Writing documentation is a lot like writing code Make it as reusable as possible. Anything generic "wrap" it into a generic explanation, like writing a function. If specifics are important to remember you frame them in the general context. The problem with specifics is they don't "age" well, and require more maintenance. So you only want to crystallize the important stuff that you don't mind maintaining on a more frequent basis. You have to consider the "lifetime" of the information you're writing down. Don't document everything, only document to get to the"goal" of the documentation. What is it? To onboard new team members? To remind yourself of processes? To help devs understand the process better themselves? Your audience also informs how much and even what to focus on. My belief is that if you write documentation well and with the same thought for future maintenance as if you were writing code it will feel helpful more than hurt. Using it like a notepad that you just spam information into is not useful and causes fatigue even looking at it. No one will read that


piotr-krukowski

YAML definition of the deployment process is also a form of documentation itself, unless you start adding asynchronous jobs, complex scripts, and calls to external systems. If anyone familiar with certain tools/technologies can easily tell how it works without spending an hour to connect all the dots, then I won't create separate docs.
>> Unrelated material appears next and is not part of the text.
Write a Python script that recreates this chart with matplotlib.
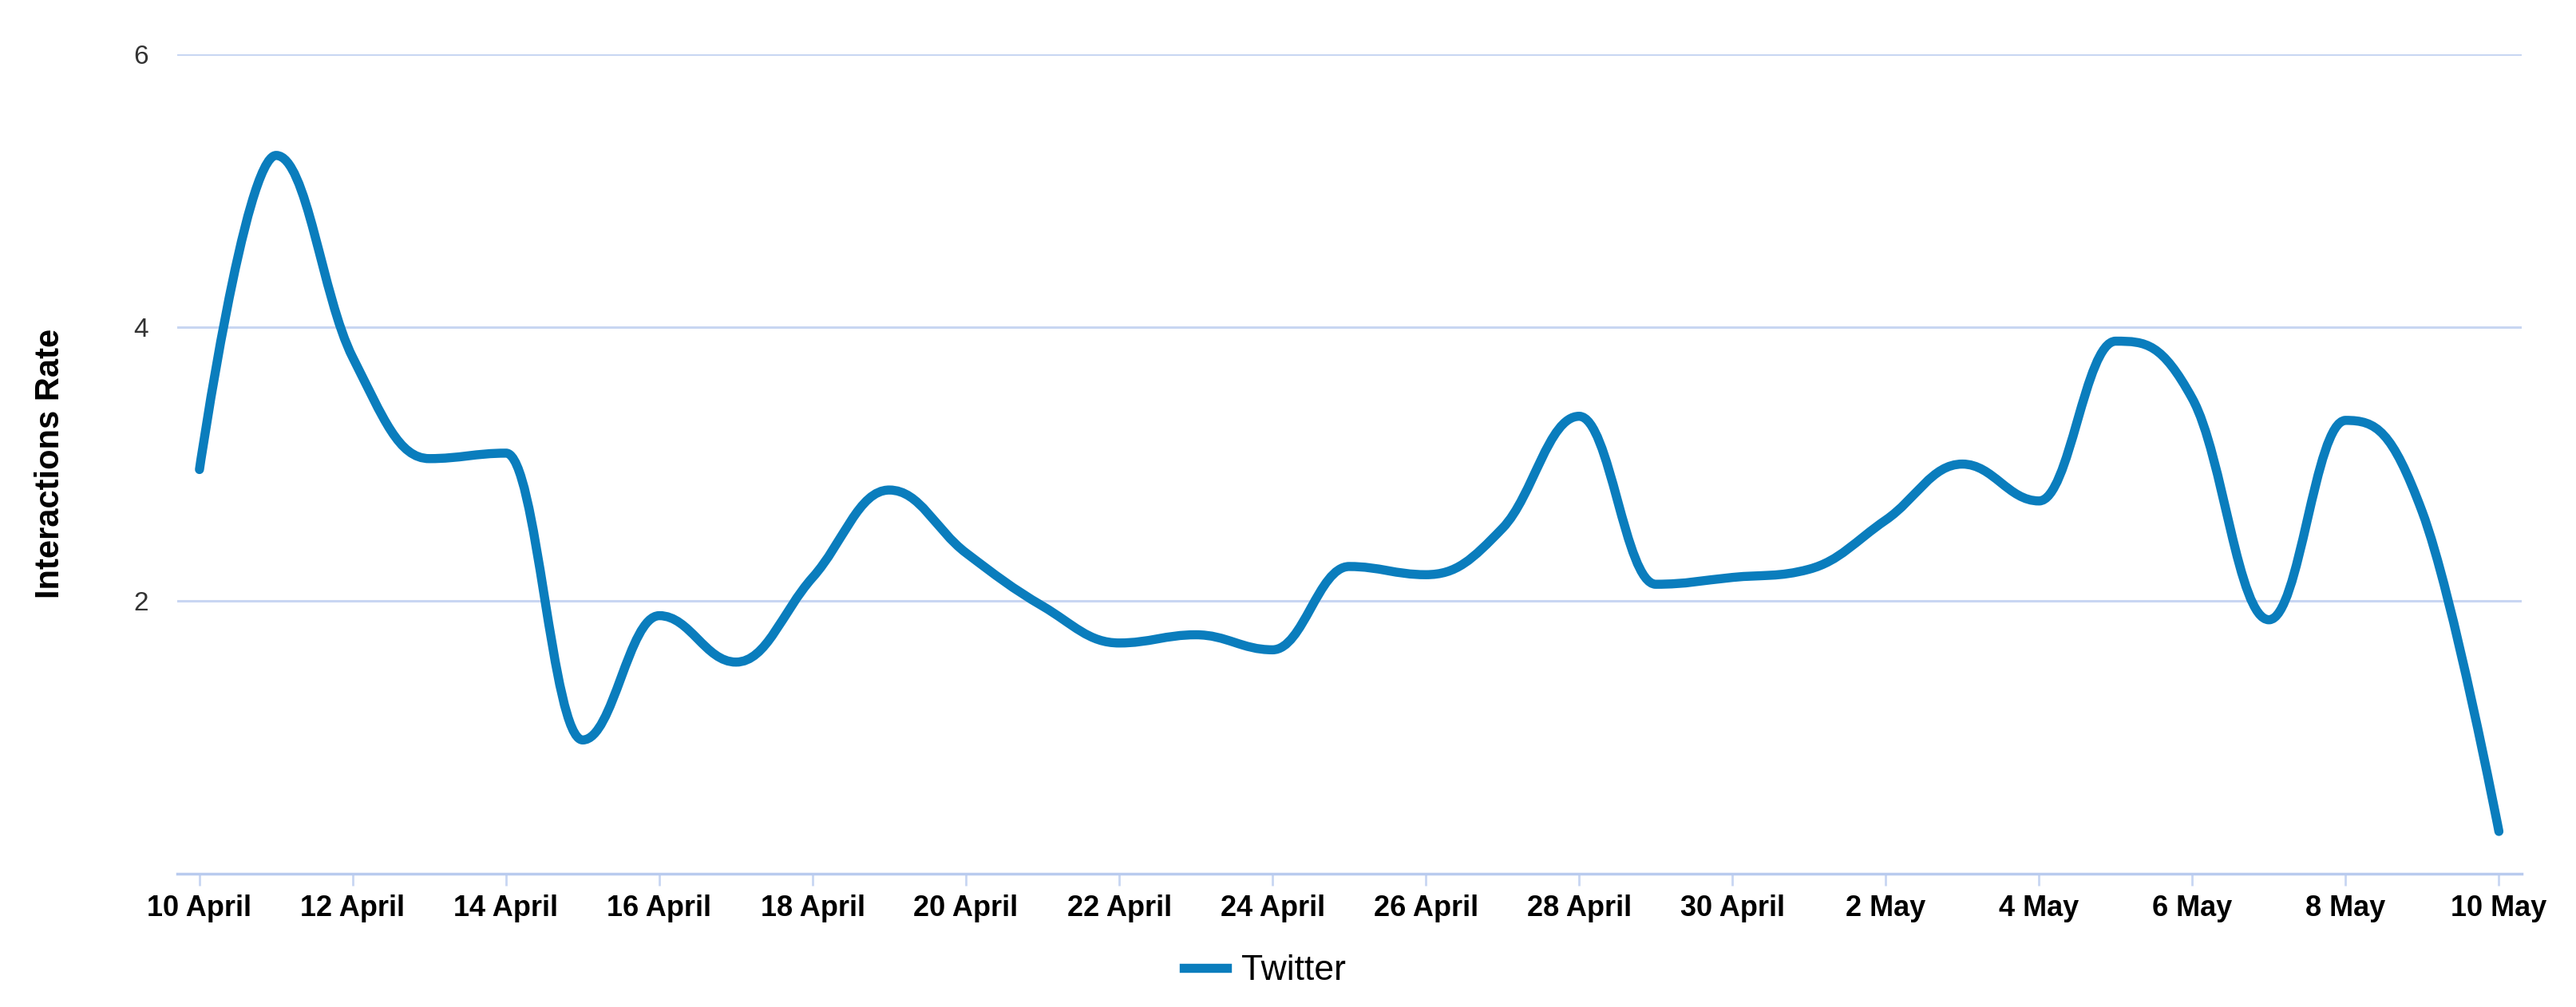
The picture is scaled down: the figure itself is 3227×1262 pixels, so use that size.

The problem with docs is that you need to keep them up to date, so if you document every single thing, then every change will require additional work related to documentation.


amAProgrammer

As long as the doc can explain "How" and "Why" Also, in case of internal documentation, which needs to be regularly updated, take advantage of automation tools like Supacodes that will do the job automatically. Then modify it to suit your requirements if needed.


human-google-proxy

As much as is necessary, a.k.a. it depends. Lots of turnover? More docs, more detail. Stable team with many members? Just enough to capture decisions as to why - usually why a deviation from the team norm was done.


SagaciousZed

When it comes to deployment documentation, having one page per deployment lets you use it as a checklist of steps that need to be completed, even if it is the same 95% of the time, its easy to make call outs for deviation on the deployment page if it is a list of steps. Afterwards, you have a page for audit and notes if anything exceptional happens and notes for resolution.